Just so. Fortune magazine weighs in on what the bailout might cost (begin at 1,000 billion and adjust upward). This will tie the hands of any coming president on any social or financial issue, what little the U. S. can afford will be poured down the black hole of bailing out the investment banks.
Joe Nocera at the New York Times weighs in with an excellent analysis of what the government did and whether it is going to be useful at an article appropriately entitled “All Hail Mary Pass, But No Receiver in the End Zone.” A couple of the more stupid ideas the Treasury has put into place: 1. Banning short selling of financial stocks. This is a real joke. I find it ironic that President Bush said of short sellers: As President Bush put it Friday, short sellers are “intentionally driving down particular stocks for their own personal gain.” Hmm, I don’t think he blamed speculators when oil prices ran to $150 per barrel, nor did they outlaw speculation in oil. Disgusting. Nocera’s theory (probably pretty accurate) is that the SEC is trying to coverup their own culpability by banning short sales of financial stock.

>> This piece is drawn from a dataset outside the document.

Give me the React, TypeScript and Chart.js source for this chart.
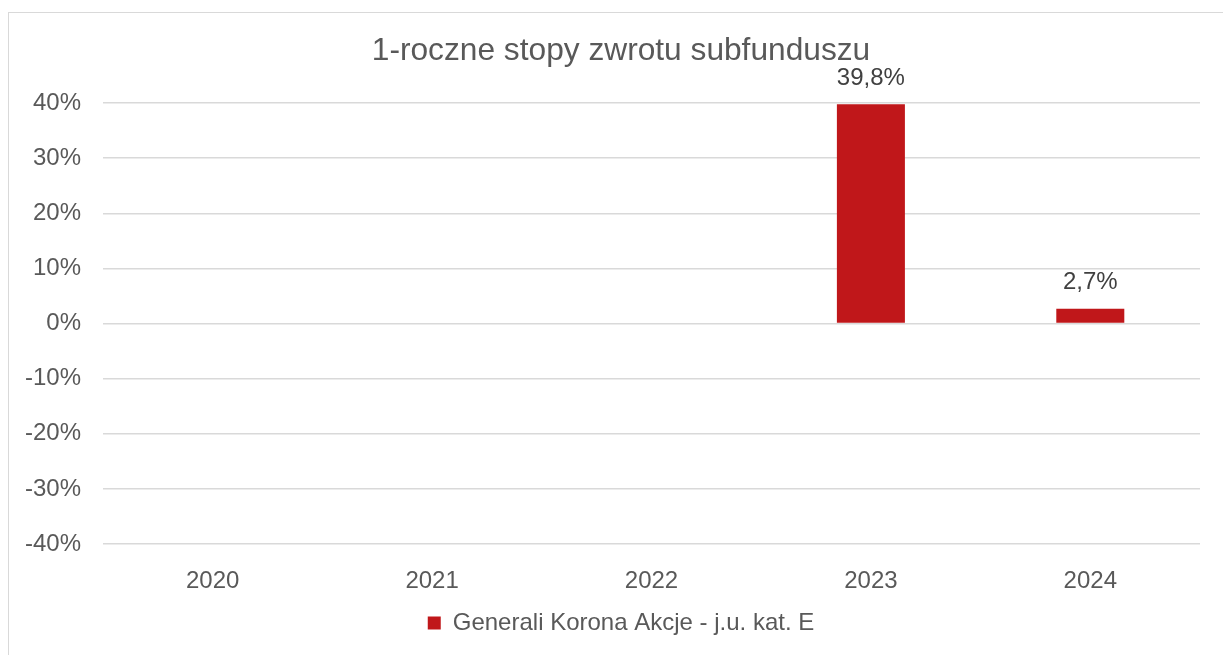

Then again, maybe the S.E.C. is trying to cover up its own culpability in this crisis. Four years ago, the agency pushed through a rule that allowed the big investment banks to take on a great deal more debt. As a result, debt ratios rose from about 12 to 1 to more like 30 to 1. Guess what Lehman’s debt ratio was when it went bust? Yep: 30 to 1.
At best all of this will calm the markets and “kick the can down the road” for a few days/weeks/months. This is always and everywhere the government’s approach to disasters and it never works. It ends up making the situation worse than it would have been. See the book “Fiat Money in France” for a guidebook on what is likely to happen.